The Sideways Grind Explained
It’s been frustrating for bitcoin bulls to watch traditional risk assets hit record highs while BTC price action remains muted. But according to longtime asset manager Jordi Visser, we might be looking at this all wrong. His weekend essay comparing bitcoin’s current phase to a “silent IPO” has gone viral, and I think he makes some interesting points worth considering.
Visser argues that while bitcoin never had a traditional initial public offering, the factors limiting price gains are nearly identical to what happens after stock IPOs. Particularly in tech, IPOs represent major liquidity events for early investors who took enormous risks. They deserve their rewards, but eventually they need to realize those gains. They need liquidity. They need an exit. They need to diversify.
The Facebook IPO Parallel
Consider the Facebook IPO back in 2012. The offering at $38 per share raised $16 billion at a $104 billion valuation. One year later, the stock was 30% lower. Was this due to missteps by Mark Zuckerberg? More likely, it was early investors using public markets to realize life-changing profits.
What’s important, Visser notes, is that these early investors don’t hit the bid all at once. They’re methodically distributing their positions. They’re being careful. They don’t want to crater the price. They’ve waited years for this moment and can wait a few more months to do it right. The result? A sideways grind that drives everyone crazy.
On-Chain Evidence
The on-chain data tells a clear story if you know how to read it. Old coins that haven’t moved in years, some dormant since the single-digit price days, are suddenly active. The ETFs, institutional adoption, and friendly regulatory environment created IPO-like conditions for bitcoin’s early believers.
For years, the liquidity simply didn’t exist. Try selling $100 million of bitcoin in 2015—you’d crater the price. Try selling $1 billion in 2019—same problem. The market couldn’t absorb it. But now, ETFs are providing institutional bid. Major companies hold bitcoin on their balance sheets. Sovereign wealth funds are getting involved. The market has finally matured to the point where early holders can exit significant positions without causing chaos.
Distribution Phase, Not Bear Market
What’s occurring now isn’t really a bear market but rather a distribution of ownership. Over the long run, this is actually a bullish event, though the process can take 6-18 months in traditional markets. Even though cycles often get sped up in crypto, Visser suspects there could be many more months of this frustrating price action.

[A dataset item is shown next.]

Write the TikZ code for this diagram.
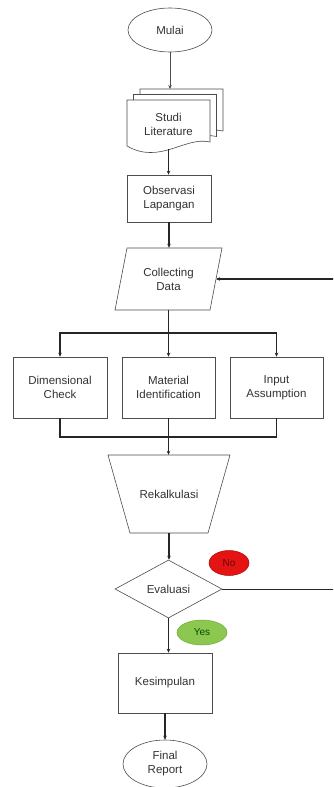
\documentclass[tikz,border=0pt]{standalone}
\usepackage{fontspec}
\setmainfont{Liberation Sans}
\usetikzlibrary{shapes.geometric,arrows.meta}
\definecolor{nored}{RGB}{228,20,20}
\definecolor{noredd}{RGB}{170,10,10}
\definecolor{yesgreen}{RGB}{140,200,80}
\definecolor{yesgreend}{RGB}{110,170,60}
\begin{document}
\begin{tikzpicture}[x=1pt,y={(0pt,-1pt)},
  txt/.style={font=\fontsize{11.5}{14}\selectfont, text=black!80, align=center},
  box/.style={txt, draw=black!70, line width=0.6pt, fill=white, inner sep=0pt},
  shapeline/.style={draw=black!70, line width=0.6pt, fill=white},
  con/.style={draw=black!85, line width=1.3pt},
  arr/.style={con, -{Stealth[length=4pt,width=3.5pt]}},
]
\useasboundingbox (0,0) rectangle (333,787);
\clip (0,0) rectangle (333,787);

\node[box, ellipse, minimum width=84pt, minimum height=44pt] (mulai) at (170,30) {Mulai};

% stacked documents
\draw[shapeline, shift={(13,-11)}] (127,100) -- (210,100) -- (210,142) .. controls (185,136) and (160,165) .. (127,146) -- cycle;
\draw[shapeline, shift={(6.5,-5.5)}] (127,100) -- (210,100) -- (210,142) .. controls (185,136) and (160,165) .. (127,146) -- cycle;
\draw[shapeline] (127,100) -- (210,100) -- (210,142) .. controls (185,136) and (160,165) .. (127,146) -- cycle;
\node[txt, minimum width=83pt, minimum height=49pt, inner sep=0pt] (studi) at (168.5,124.5) {Studi\\Literature};
\coordinate (stacktop) at (170,89);
\draw[arr, line width=0.8pt, draw=black!70] (mulai) -- (stacktop);

\node[box, minimum width=84pt, minimum height=47pt] (obs) at (169,198.5) {Observasi\\Lapangan};
\draw[arr, line width=0.9pt] (studi.south) -- (studi.south |- obs.north);

% Collecting Data (parallelogram)
\draw[shapeline] (127,248) -- (222,248) -- (210,310) -- (115,310) -- cycle;
\node[txt, minimum width=95pt, minimum height=62pt, inner sep=0pt] (collect) at (168.5,279) {Collecting\\Data};
\coordinate (collectR) at (216,279);
\draw[arr, line width=1.1pt] (obs.south) -- (obs.south |- collect.north);

% branches
\node[box, minimum width=94pt, minimum height=61pt] (dim) at (60,387.5) {Dimensional\\Check};
\node[box, minimum width=93pt, minimum height=61pt] (mat) at (168.5,387.5) {Material\\Identification};
\node[box, minimum width=93pt, minimum height=61pt] (inp) at (276.5,387.5) {Input\\Assumption};
\coordinate (split) at (168.5,333);
\draw[con] (collect.south) -- (split);
\draw[arr] (split) -| (dim.north);
\draw[arr] (split) -| (inp.north);
\draw[arr] (split) -- (mat.north);

\coordinate (merge) at (168.5,437);
\draw[con] (dim.south) |- (merge);
\draw[con] (inp.south) |- (merge);
\draw[con] (mat.south) -- (merge);

% Rekalkulasi (inverted trapezium)
\draw[shapeline] (108,455) -- (230,455) -- (208,533) -- (130,533) -- cycle;
\node[txt, minimum width=100pt, minimum height=78pt, inner sep=0pt] (rek) at (169,494) {Rekalkulasi};
\draw[arr] (merge) -- (merge |- rek.north);

\node[box, diamond, minimum width=107pt, minimum height=58pt] (eva) at (168.5,589) {Evaluasi};
\draw[arr] (rek.south) -- (rek.south |- eva.north);

\coordinate (fb) at (345,589);
\draw[con, line width=0.8pt] (eva.east) -- (fb);
\draw[arr] (fb) |- (collectR);

\node[ellipse, fill=nored, draw=noredd, line width=0.5pt, minimum width=40pt, minimum height=25pt, inner sep=0pt, font=\fontsize{10}{12}\selectfont, text=noredd!60!black] (no) at (229,563) {No};
\node[ellipse, fill=yesgreen, draw=yesgreend, line width=0.5pt, minimum width=50pt, minimum height=25pt, inner sep=0pt, font=\fontsize{10}{12}\selectfont, text=black!70!green] (yes) at (202,632.5) {Yes};

\node[box, minimum width=94pt, minimum height=60pt] (kes) at (165,683) {Kesimpulan};
\draw[arr] (eva.south) -- (eva.south |- kes.north);

\node[box, ellipse, minimum width=84pt, minimum height=48pt] (final) at (165,764) {Final\\Report};
\draw[arr] (kes.south) -- (final.north);
\end{tikzpicture}
\end{document}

Sentiment will only improve after the distribution is substantially complete. People are demoralized because they don’t understand what phase we’re in. They’re waiting for bitcoin to catch up to stocks. They’re worried about the four-year cycle. But perhaps we just need to be patient. Once the heavy selling pressure lifts, once the patient accumulation by institutions has absorbed the original supply, the path becomes clearer.